Markit reported this morning the Eurozone PMI Composite Output Index was unchanged at 46.4 in July as the private sector contracted for the tenth time in the past 11 months. Chris Williamson, Chief Economist at Markit, commented,
The flash PMI for July suggests the euro area downturn showed no signs of letting up at the start of the third quarter and is consistent with GDP falling at a quarterly rate of around 0.6%, which is similar to the rate of decline we expect to see for the second quarter.

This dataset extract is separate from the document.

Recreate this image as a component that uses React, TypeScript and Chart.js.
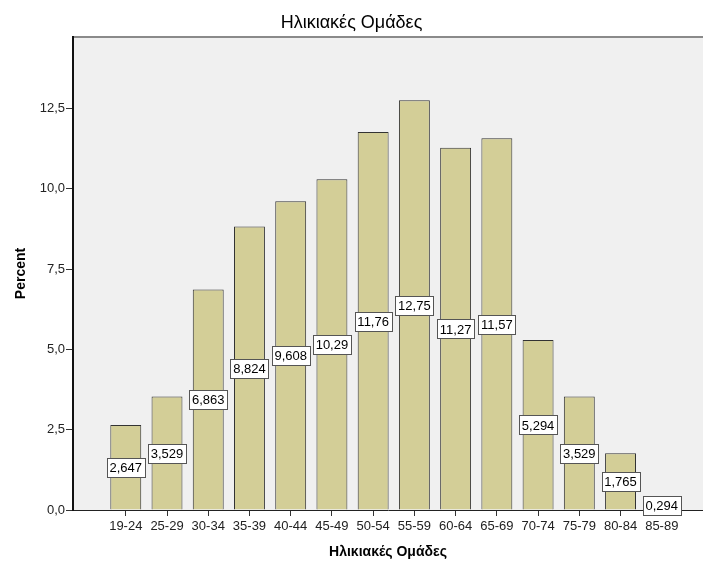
import React, { useEffect, useRef } from 'react';
import { Chart, registerables } from 'chart.js';

Chart.register(...registerables);

const categories = ['19-24', '25-29', '30-34', '35-39', '40-44', '45-49', '50-54', '55-59', '60-64', '65-69', '70-74', '75-79', '80-84', '85-89'];
const percents = [2.647, 3.529, 6.863, 8.824, 9.608, 10.29, 11.76, 12.75, 11.27, 11.57, 5.294, 3.529, 1.765, 0.294];
const yTicks = [0, 2.5, 5, 7.5, 10, 12.5];

const FONT = '"Liberation Sans", Arial, sans-serif';

const fmtValue = (v: number) => (v >= 10 ? v.toFixed(2) : v.toFixed(3)).replace('.', ',');

const plotDecor = {
  id: 'plotDecor',
  beforeDraw(chart: any) {
    const { ctx, chartArea } = chart;
    ctx.save();
    ctx.fillStyle = '#f0f0f0';
    ctx.fillRect(chartArea.left, chartArea.top, chartArea.right - chartArea.left, chartArea.bottom - chartArea.top);
    ctx.strokeStyle = '#8a8a8a';
    ctx.lineWidth = 2;
    ctx.beginPath();
    ctx.moveTo(chartArea.left, chartArea.top);
    ctx.lineTo(chartArea.right, chartArea.top);
    ctx.stroke();
    ctx.restore();
  },
};

const valueBoxes = {
  id: 'valueBoxes',
  afterDatasetsDraw(chart: any) {
    const { ctx } = chart;
    const yScale = chart.scales.y;
    const meta = chart.getDatasetMeta(0);
    ctx.save();
    ctx.font = `13px ${FONT}`;
    ctx.textAlign = 'center';
    ctx.textBaseline = 'middle';
    meta.data.forEach((bar: any, i: number) => {
      const v = percents[i];
      const txt = fmtValue(v);
      const cx = bar.x;
      const cy = yScale.getPixelForValue(v / 2);
      const w = Math.round(ctx.measureText(txt).width + 5);
      const h = 19;
      const x0 = Math.round(cx - w / 2) + 0.5;
      const y0 = Math.round(cy - h / 2) + 0.5;
      ctx.fillStyle = '#ffffff';
      ctx.fillRect(x0, y0, w, h);
      ctx.strokeStyle = '#555555';
      ctx.lineWidth = 1;
      ctx.strokeRect(x0, y0, w, h);
      ctx.fillStyle = '#000000';
      ctx.fillText(txt, cx, cy + 1);
    });
    ctx.restore();
  },
};

export default function App() {
  const ref = useRef<HTMLCanvasElement>(null);
  useEffect(() => {
    document.body.style.margin = '0';
    const canvas = ref.current!;
    const chart = new Chart(canvas, {
      type: 'bar',
      data: {
        datasets: [
          {
            label: 'Percent',
            data: percents.map((v, i) => ({ x: i, y: v })),
            backgroundColor: '#d3ce97',
            borderColor: '#333333',
            borderWidth: 1,
            categoryPercentage: 0.75,
            barPercentage: 1,
          },
        ],
      },
      options: {
        responsive: false,
        animation: false,
        devicePixelRatio: 1,
        layout: { padding: 0 },
        plugins: {
          legend: { display: false },
          tooltip: { enabled: false },
          title: {
            display: true,
            text: 'Ηλικιακές Ομάδες',
            color: '#000',
            font: { family: FONT, size: 18, weight: 'normal' },
            padding: { top: 12, bottom: 3.4 },
          },
        },
        scales: {
          x: {
            type: 'linear',
            min: -1.28,
            max: 14.0,
            offset: false,
            afterFit: (s: any) => { s.height = 51; },
            afterBuildTicks: (s: any) => { s.ticks = categories.map((_, i) => ({ value: i })); },
            ticks: {
              autoSkip: false,
              maxRotation: 0,
              color: '#222',
              padding: 3,
              font: { family: FONT, size: 13 },
              callback: (v: any) => categories[v as number] ?? '',
            },
            grid: { display: true, offset: false, drawOnChartArea: false, drawTicks: true, tickLength: 6, color: '#333' },
            border: { display: true, color: '#222', width: 1 },
            title: {
              display: true,
              text: 'Ηλικιακές Ομάδες',
              color: '#000',
              font: { family: FONT, size: 14, weight: 'bold' },
              padding: { top: 0, bottom: 0 },
            },
          },
          y: {
            type: 'linear',
            min: 0,
            max: 14.72,
            afterFit: (s: any) => { s.width = 73; },
            afterBuildTicks: (s: any) => { s.ticks = yTicks.map((v) => ({ value: v })); },
            ticks: {
              color: '#222',
              padding: 1,
              font: { family: FONT, size: 13 },
              callback: (v: any) => (v as number).toFixed(1).replace('.', ','),
            },
            grid: { display: true, drawOnChartArea: false, drawTicks: true, tickLength: 7, color: '#333' },
            border: { display: true, color: '#111', width: 2 },
            title: {
              display: true,
              text: 'Percent',
              color: '#000',
              font: { family: FONT, size: 14, weight: 'bold' },
              padding: { top: 13, bottom: 0 },
            },
          },
        },
      },
      plugins: [plotDecor, valueBoxes],
    });
    return () => chart.destroy();
  }, []);
  return (
    <div style={{ width: 703, height: 561 }}>
      <canvas ref={ref} width={703} height={561} />
    </div>
  );
}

“The downturn is being led by an increasingly severe slump in manufacturing, where output is falling at a quarterly rate of around 1%. “Germany is now contracting at the steepest rate for three years, while the rate of decline in the periphery is also among the highest seen since mid-2009. The only sign of improvement was limited to the French services sector, which is likely to be due to domestic business settling down again after the general elections and could therefore prove temporary.
“Companies across the region are cutting staff numbers at the fastest rate for two-and-a-half years as the outlook darkens. Service providers are now the gloomiest since March 2009, while manufacturers are slashing their inventories of raw materials in the expectation of ongoing weak sales in coming months.
“Companies also cut prices to the greatest extent since early-2010 to help boost ailing sales, which should help alleviate inflationary pressures but may hit profits. Falling input costs should help protect profit margins in manufacturing, but costs continue to rise in services.